Is there any straightforward way to remove data that I no longer need from the environment, instead of using the rm() function? The example here employs the join, but it can also be the basic merge() Here is a simple example with only 2 datasets, but I actually have much more than that.
library(tidyverse)
library(lubridate)
x <- lubridate::lakers %>%
mutate(Month = lubridate::month(lubridate::as_date(date)))
y <- datasets::airquality
z <- y %>%
dplyr::inner_join(x, by = "Month")
rm(x,y)
CodePudding user response:
It is possible to do this, but it is really bad practice to automatically delete data from the calling frame as a side effect of a function.
Please don't ever use this IRL - it's only to demonstrate that it can be done, not that it should be done.
First we start with an empty workspace:
ls()
#> character(0)
Now we define two data frames we are going to join in our function:
df1 <- data.frame(x = 1:5, y = 1:5)
df2 <- data.frame(x = 6:10, y = 6:10)
ls()
#> [1] "df1" "df2"
The following function removes the input data frames from the calling environment and returns the two joined in a simple rbind
:
dangerous_function <- function(data1, data2) {
data3 <- rbind(data1, data2)
rm(list = c(deparse(substitute(data1)),
deparse(substitute(data2))), envir = parent.frame())
data3
}
df3 <- dangerous_function(df1, df2)
And we can see that df1
and df2
have indeed been deleted.
ls()
#> [1] "dangerous_function" "df3"
You could even write the function so that it deletes itself after it has been used, which would probably be for the best.
CodePudding user response:
You can achieve this by avoiding creating objects. What I mean access dataframes within dplyr expression:
z <- datasets::airquality %>%
dplyr::inner_join(lubridate::lakers %>%
mutate(Month = lubridate::month(lubridate::as_date(date))), by = "Month")

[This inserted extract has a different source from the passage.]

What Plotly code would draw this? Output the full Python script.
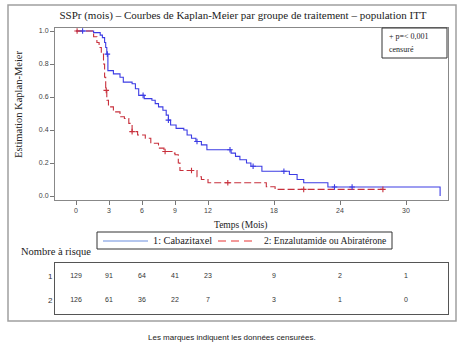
import plotly.graph_objects as go
import numpy as np

# ---- data ----
blue_t = [0, 1.6, 2.2, 2.4, 2.6, 2.7, 2.8, 2.9, 3.4, 4.0, 4.3, 5.1, 5.4, 5.7, 6.2, 6.9, 7.2, 7.5, 7.9, 8.2,
          8.4, 8.6, 9.1, 9.8, 10.1, 10.5, 10.9, 11.4, 11.9, 14.1, 14.5, 14.9, 15.5, 15.9, 16.9, 19.4, 20.1, 20.7, 22.9, 33.1]
blue_s = [1.0, 0.99, 0.975, 0.96, 0.93, 0.90, 0.86, 0.76, 0.74, 0.72, 0.69, 0.68, 0.65, 0.61, 0.59, 0.58, 0.56, 0.54, 0.52, 0.49,
          0.46, 0.43, 0.41, 0.40, 0.37, 0.35, 0.33, 0.31, 0.28, 0.26, 0.24, 0.22, 0.20, 0.18, 0.15, 0.13, 0.10, 0.08, 0.055, 0.0]
blue_cens = [0.6, 2.85, 6.1, 8.4, 11.0, 14.0, 16.1, 18.9, 23.5, 25.1]

red_t = [0, 1.6, 1.9, 2.1, 2.3, 2.5, 2.6, 2.7, 2.8, 2.95, 3.4, 4.0, 4.4, 4.8, 5.1, 5.6, 6.3, 6.8, 7.5, 8.0,
         8.8, 9.0, 9.3, 9.45, 11.0, 11.4, 12.0, 17.3, 18.1, 27.9]
red_s = [1.0, 0.965, 0.93, 0.90, 0.86, 0.80, 0.72, 0.64, 0.58, 0.54, 0.51, 0.48, 0.47, 0.44, 0.39, 0.37, 0.35, 0.32, 0.29, 0.27,
         0.26, 0.25, 0.20, 0.155, 0.117, 0.10, 0.08, 0.056, 0.04, 0.04]
red_cens = [0.1, 2.75, 5.1, 8.1, 10.5, 13.8, 20.7, 27.9]

risk_times = [0, 3, 6, 9, 12, 18, 24, 30]
risk_1 = [129, 91, 64, 41, 23, 9, 2, 1]
risk_2 = [126, 61, 36, 22, 7, 3, 1, 0]

x_ticks = [0, 3, 6, 9, 12, 18, 24, 30]
y_ticks = [0.0, 0.2, 0.4, 0.6, 0.8, 1.0]

names = ["1: Cabazitaxel", "2: Enzalutamide ou Abiratérone"]
BLUE = "#3c3ce4"
RED = "#c8303c"
LEG_BLUE = "#6a8ede"
LEG_RED = "#e83434"
W, H = 466, 347


def step_value(ts, ss, t):
    idx = np.searchsorted(ts, t, side="right") - 1
    return ss[max(idx, 0)]


def px(x):
    return x / W


def py(y):
    return 1 - y / H


fig = go.Figure()
fig.add_trace(go.Scatter(x=blue_t, y=blue_s, mode="lines", line=dict(shape="hv", color=BLUE, width=1.1),
                         name=names[0], showlegend=False))
fig.add_trace(go.Scatter(x=red_t, y=red_s, mode="lines", line=dict(shape="hv", color=RED, width=1.1, dash="7px,3px"),
                         name=names[1], showlegend=False))
fig.add_trace(go.Scatter(x=blue_cens, y=[step_value(blue_t, blue_s, t) for t in blue_cens], mode="markers",
                         marker=dict(symbol="cross-thin", size=4, line=dict(color=BLUE, width=1.1)), showlegend=False))
fig.add_trace(go.Scatter(x=red_cens, y=[step_value(red_t, red_s, t) for t in red_cens], mode="markers",
                         marker=dict(symbol="cross-thin", size=4, line=dict(color=RED, width=1.1)), showlegend=False))

# risk table
fig.add_trace(go.Scatter(x=risk_times, y=[1] * len(risk_times), text=[str(v) for v in risk_1], mode="text",
                         textfont=dict(family="Liberation Sans", size=7, color="#333"), xaxis="x2", yaxis="y2",
                         showlegend=False))
fig.add_trace(go.Scatter(x=risk_times, y=[2] * len(risk_times), text=[str(v) for v in risk_2], mode="text",
                         textfont=dict(family="Liberation Sans", size=7, color="#333"), xaxis="x2", yaxis="y2",
                         showlegend=False))

xr = [(55 - 76) / 11, (448 - 76) / 11]
xdom = [px(55), px(448)]

fig.update_layout(
    width=W, height=H, autosize=False, margin=dict(l=0, r=0, t=0, b=0),
    paper_bgcolor="white", plot_bgcolor="white", showlegend=False,
    title=dict(text="SSPr (mois) – Courbes de Kaplan-Meier par groupe de traitement – population ITT",
               x=px(243), xanchor="center", y=py(15), yanchor="middle",
               font=dict(family="Liberation Serif", size=11, color="#222")),
    xaxis=dict(domain=xdom, range=xr, tickvals=x_ticks, ticks="outside", ticklen=4, tickcolor="#777",
               showline=True, linecolor="#888", mirror=True, showgrid=False, zeroline=False,
               tickfont=dict(family="Liberation Sans", size=7, color="#444")),
    yaxis=dict(domain=[py(200), py(28)], range=[-4 / 165, 168 / 165], tickvals=y_ticks, tickformat=".1f",
               ticks="outside", ticklen=4, tickcolor="#777", showline=True, linecolor="#888", mirror=True,
               showgrid=False, zeroline=False, tickfont=dict(family="Liberation Sans", size=7, color="#444")),
    xaxis2=dict(domain=xdom, range=xr, anchor="y2", showticklabels=False, ticks="", showline=True,
                linecolor="#555", mirror=True, showgrid=False, zeroline=False),
    yaxis2=dict(domain=[py(314), py(263)], range=[1 + 38 / 24, 1 - 13 / 24], anchor="x2",
                tickvals=[1, 2], ticktext=["1", "2"], ticks="", showline=True, linecolor="#555", mirror=True,
                showgrid=False, zeroline=False, tickfont=dict(family="Liberation Sans", size=8, color="#333")),
)

# outer frame
fig.add_shape(type="rect", xref="paper", yref="paper", x0=px(8), x1=px(456), y0=py(321), y1=py(5),
              line=dict(color="#a0a0a0", width=1.5))
# p-value box
fig.add_shape(type="rect", xref="paper", yref="paper", x0=px(382), x1=px(447), y0=py(58), y1=py(28),
              line=dict(color="#333", width=1), fillcolor="white")
# series legend box
fig.add_shape(type="rect", xref="paper", yref="paper", x0=px(97), x1=px(392), y0=py(249), y1=py(232),
              line=dict(color="#333", width=1), fillcolor="white")
fig.add_shape(type="line", xref="paper", yref="paper", x0=px(103), x1=px(148), y0=py(241), y1=py(241),
              line=dict(color=LEG_BLUE, width=1.2))
fig.add_shape(type="line", xref="paper", yref="paper", x0=px(218), x1=px(256), y0=py(241), y1=py(241),
              line=dict(color=LEG_RED, width=1.2, dash="8px,5px"))

ann = [
    dict(text=names[0], x=px(151), y=py(240.5), xanchor="left", yanchor="middle",
         font=dict(family="Liberation Serif", size=10.3, color="#222")),
    dict(text=names[1], x=px(262), y=py(240.5), xanchor="left", yanchor="middle",
         font=dict(family="Liberation Serif", size=9.6, color="#222")),
    dict(text="+ p=< 0,001", x=px(387), y=py(36), xanchor="left", yanchor="middle",
         font=dict(family="Liberation Serif", size=8, color="#222")),
    dict(text="censuré", x=px(387), y=py(49), xanchor="left", yanchor="middle",
         font=dict(family="Liberation Serif", size=8, color="#222")),
    dict(text="Estimation Kaplan-Meier", x=px(19), y=py(104), textangle=-90, xanchor="center", yanchor="middle",
         font=dict(family="Liberation Serif", size=10.5, color="#222")),
    dict(text="Temps (Mois)", x=px(240), y=py(225), xanchor="center", yanchor="middle",
         font=dict(family="Liberation Serif", size=9.5, color="#222")),
    dict(text="Nombre à risque", x=px(19), y=py(251), xanchor="left", yanchor="middle",
         font=dict(family="Liberation Serif", size=10.5, color="#222")),
    dict(text="Les marques indiquent les données censurées.", x=px(232), y=py(337), xanchor="center",
         yanchor="middle", font=dict(family="Liberation Sans", size=8, color="#222")),
]
for a in ann:
    fig.add_annotation(xref="paper", yref="paper", showarrow=False, **a)

fig.write_html("out.html")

or simplified version without specifying the packages in the code:
z <- airquality %>% inner_join(lakers %>%
mutate(Month = month(as_date(date))), by = "Month")
Note: the simplified version assumes you have loaded the packages prior, while longer version assumes you have not loaded packages and thus have to speicify with "dplyr::" in front of the function or dataset.